Queue is for Quince

Queue is for Quince

Anyone who lives in the Yonge Street-Davisville-Eglinton area and has more than a passing interest in food must know La Salumeria, the tiny but well-stocked Italian deli owned and run by Rita and Ernesto Fuda for the last 20 years. Charles Oberdorf, then food editor of Toronto Life, introduced me to the place a decade ago (in those days Ernesto cut the best prosciutto in the city and carried more olive oils than almost anyone else). It was the first Italian deli in Toronto I had found that actually smelt like an Italian deli, with a complex and delectable aroma of freshly cut parmesan cheese, sopressata sausage and fresh crostoli made by Rita’s sister-in-law.

Now the Fudas are retiring while Ernesto patiently waits for a donor for a kidney transplant. To thank them and honour them, a party was held last Thursday at Grano, organized in part by Oberdorf. “We’re holding it early in the evening and expecting more than 100 people, including many in whites and waiters’ aprons,” he told me. “So service may be a little slow during first seatings at Vittorio’s, Quince, Zucca, even the fried chicken place at Lola Road… Virtually all non-Oriental chefs on this chef-rich strip of Yonge Street have relied on La Salumeria over the years for the odd kilo of grana padano,ends of prosciutto or bottle of walnut oil.” The deli’s new owner Carlo Celebre hopes to maintain that helpful reputation and vows to leave things as they are in the beloved store.

Notwithstanding the timely warning, I had booked a table at Quince that evening and was determined to keep the reservation as they have been very difficult to come by. I found out why when we arrived. Quince is the new venture of Jennifer Gittins and Michael van den Winkel, the couple who fed the neighbourhood so sucessfully for nine years at Stork on the Roof. They took a year off and now they’re back with Quince—she running the front of house, he leading the kitchen team. You would think that stretch of North Toronto would be an easy target for restaurateurs but that’s far from true. Marcel Réthoré had a hard time of it with Quartier, right next door to Quince, while over on Mount Pleasant but at the exact latitude, Steak Frites and then Square failed to wow the locals. Still, Gittins and van den Winkel had enormous residual goodwill from Stork days and examples of success in Zucca and Grano to suggest that relatively simple, well-executed food offered at a reasonable price with friendly, no-attitude service might do the trick.

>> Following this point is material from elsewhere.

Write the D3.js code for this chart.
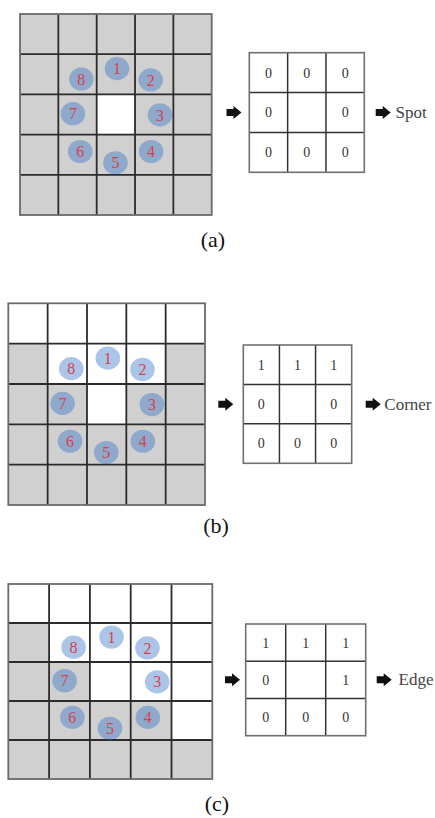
<!DOCTYPE html>
<html>
<head>
<meta charset="utf-8">
<script src="https://cdn.jsdelivr.net/npm/d3@7"></script>
<style>
  html, body { margin: 0; padding: 0; background: #fff; }
  svg { display: block; }
</style>
</head>
<body>
<svg id="fig" width="435" height="818"></svg>
<script>
// ---- data ----------------------------------------------------------------
const panelLabels = ["(a)", "(b)", "(c)"];
const featureNames = ["Spot", "Corner", "Edge"];

// 5x5 neighbourhood per panel: "1" = bright pixel (white), "0" = dark pixel (grey)
const brightMasks = [
  ["00000", "00000", "00100", "00000", "00000"],
  ["11111", "01110", "00100", "00000", "00000"],
  ["11111", "01111", "00111", "00001", "00000"]
];

// the eight sampled neighbours around the centre pixel, in grid units
const neighborIds  = [1, 2, 3, 4, 5, 6, 7, 8];
const neighborCols = [2.53, 3.41, 3.65, 3.42, 2.49, 1.57, 1.38, 1.60];
const neighborRows = [1.36, 1.64, 2.51, 3.42, 3.70, 3.42, 2.48, 1.62];

// binary code of each neighbour (null = centre pixel)
const binaryCodes = [
  [[0, 0, 0], [0, null, 0], [0, 0, 0]],
  [[1, 1, 1], [0, null, 0], [0, 0, 0]],
  [[1, 1, 1], [0, null, 1], [0, 0, 0]]
];

// ---- layout ----------------------------------------------------------------
const layout = [
  { grid: [20, 211.7, 14, 215],    code: [249.3, 364.3, 52.7, 172.3], arrowIn: 226.5, arrowOut: 375.7, text: 395.5, label: [213, 247] },
  { grid: [8.3, 205, 303.3, 505],  code: [243.3, 351.7, 345, 463.3],  arrowIn: 218.3, arrowOut: 365.7, text: 384.3, label: [216, 533] },
  { grid: [8.3, 212.3, 584, 779],  code: [245.7, 365.7, 624, 735.7],  arrowIn: 225,   arrowOut: 376.7, text: 398.5, label: [217, 811] }
];

const svg = d3.select("#fig");
const serif = "'Liberation Serif', 'DejaVu Serif', serif";

// block arrow pointing right, drawn around its vertical centre
function blockArrow(g, x0, yc) {
  const w = 15, h = 13, tail = 7, th = 7;
  const pts = [
    [x0, yc - th / 2], [x0 + tail, yc - th / 2], [x0 + tail, yc - h / 2],
    [x0 + w, yc], [x0 + tail, yc + h / 2], [x0 + tail, yc + th / 2], [x0, yc + th / 2]
  ];
  g.append("path").attr("d", d3.line()(pts) + "Z").attr("fill", "#111");
}

panelLabels.forEach((label, p) => {
  const L = layout[p];
  const g = svg.append("g");

  // --- 5x5 pixel neighbourhood
  const x = d3.scaleLinear().domain([0, 5]).range([L.grid[0], L.grid[1]]);
  const y = d3.scaleLinear().domain([0, 5]).range([L.grid[2], L.grid[3]]);
  const cells = [];
  brightMasks[p].forEach((row, r) => row.split("").forEach((v, c) => cells.push({ r, c, bright: v === "1" })));

  g.selectAll("rect.px").data(cells).join("rect")
    .attr("x", d => x(d.c)).attr("y", d => y(d.r))
    .attr("width", d => x(d.c + 1) - x(d.c)).attr("height", d => y(d.r + 1) - y(d.r))
    .attr("fill", d => d.bright ? "#ffffff" : "#d0d0d0");

  const ticks = d3.range(1, 5);
  g.selectAll("line.v").data(ticks).join("line")
    .attr("x1", d => x(d)).attr("x2", d => x(d)).attr("y1", y(0)).attr("y2", y(5))
    .attr("stroke", "#2b2b2b").attr("stroke-width", 1.8);
  g.selectAll("line.h").data(ticks).join("line")
    .attr("y1", d => y(d)).attr("y2", d => y(d)).attr("x1", x(0)).attr("x2", x(5))
    .attr("stroke", "#2b2b2b").attr("stroke-width", 1.8);
  g.append("rect")
    .attr("x", x(0)).attr("y", y(0)).attr("width", x(5) - x(0)).attr("height", y(5) - y(0))
    .attr("fill", "none").attr("stroke", "#6a6a6a").attr("stroke-width", 1.8);

  // --- sampled neighbours
  const nb = neighborIds.map((id, i) => ({ id, c: neighborCols[i], r: neighborRows[i] }));
  const ng = g.selectAll("g.nb").data(nb).join("g")
    .attr("transform", d => `translate(${x(d.c)},${y(d.r)})`);
  ng.append("ellipse").attr("rx", 12.3).attr("ry", 11.6)
    .attr("fill", "rgb(52,115,199)").attr("fill-opacity", 0.41);
  ng.append("text").text(d => d.id)
    .attr("text-anchor", "middle").attr("dy", "0.35em")
    .attr("font-family", serif).attr("font-size", 16)
    .attr("fill", "#d9404c");

  // --- 3x3 binary code
  const cx = d3.scaleLinear().domain([0, 3]).range([L.code[0], L.code[1]]);
  const cy = d3.scaleLinear().domain([0, 3]).range([L.code[2], L.code[3]]);
  const codeCells = [];
  binaryCodes[p].forEach((row, r) => row.forEach((v, c) => codeCells.push({ r, c, v })));

  g.append("rect")
    .attr("x", cx(0)).attr("y", cy(0)).attr("width", cx(3) - cx(0)).attr("height", cy(3) - cy(0))
    .attr("fill", "#fff");
  const t3 = d3.range(1, 3);
  g.selectAll("line.cv").data(t3).join("line")
    .attr("x1", d => cx(d)).attr("x2", d => cx(d)).attr("y1", cy(0)).attr("y2", cy(3))
    .attr("stroke", "#333").attr("stroke-width", 1.5);
  g.selectAll("line.ch").data(t3).join("line")
    .attr("y1", d => cy(d)).attr("y2", d => cy(d)).attr("x1", cx(0)).attr("x2", cx(3))
    .attr("stroke", "#333").attr("stroke-width", 1.5);
  g.append("rect")
    .attr("x", cx(0)).attr("y", cy(0)).attr("width", cx(3) - cx(0)).attr("height", cy(3) - cy(0))
    .attr("fill", "none").attr("stroke", "#707070").attr("stroke-width", 1.6);

  g.selectAll("text.code").data(codeCells.filter(d => d.v !== null)).join("text")
    .attr("x", d => cx(d.c + 0.5)).attr("y", d => cy(d.r + 0.5))
    .attr("dy", "0.35em").attr("text-anchor", "middle")
    .attr("font-family", serif).attr("font-size", 14).attr("fill", "#333")
    .text(d => d.v);

  // --- arrows and feature name
  const midY = cy(1.5);
  blockArrow(g, L.arrowIn, midY);
  blockArrow(g, L.arrowOut, midY);
  g.append("text").text(featureNames[p])
    .attr("x", L.text).attr("y", midY).attr("dy", "0.32em")
    .attr("font-family", serif).attr("font-size", 17).attr("fill", "#444");

  // --- panel label
  g.append("text").text(label)
    .attr("x", L.label[0]).attr("y", L.label[1]).attr("text-anchor", "middle")
    .attr("font-family", serif).attr("font-size", 22).attr("fill", "#111");
});
</script>
</body>
</html>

They fit that description to a T and the queue at the door gets scary by 7 p.m. Van den Winkel is particularly adept at using the wood-burning oven, not for pizza, but for cooking whole fish (we had a perfectly timed European sea bass stuffed with lemon and fennel tops and paired with juicy grilled fennel) and for roasting whole chickens (herbs stuffed under the crisp skin, the flesh gorgeously moist and juicy, a huge portion). Generally the kitchen’s timing was absolutely spot-on and, though I was a little bored by the chicken’s vegetable quartet of julienned zucchini, julienned carrots, green beans and pearl onions (there are so many roots and leaves and brassicas, alliums, pods, gourds, stalks, squashes and tubers in the world more interesting than carrots and zucchini), I loved the side dish of cauliflower with gruyere gratin. There are some great value wines from Portugal and Argentina on the menu. My only real issue would be that a couple of the appetizers were oversalted, but I’m beginning to wonder (at last, after 20 years of this) if that isn’t some curious oversensitivity of my own. Half the restaurants I visit seem to have a heavy hand with the salt. The old wisdom was that this was a sign that a chef smoked (they say smoking numbs your salt sensitivity) but I’m not so sure. More likely a line cook eyeballing a pinch of NaCl and hurling it into the lentils before the double-smoked bacon is added and before the expediting chef adds his own final sprinkling of Maldon crystals. Or maybe it really is me. I should be able to find out in February.

In other news, Michael Pataran signed on on January 1st as executive chef of the Windsor Arms. One of the big persuaders, as far as he was concerned, was owner George Friedmann’s decision to rip out the Club 22 bar and replace it with a new 60-seat “contemporary Asian” restaurant. Still without a name, the place should open in early March, if all goes well.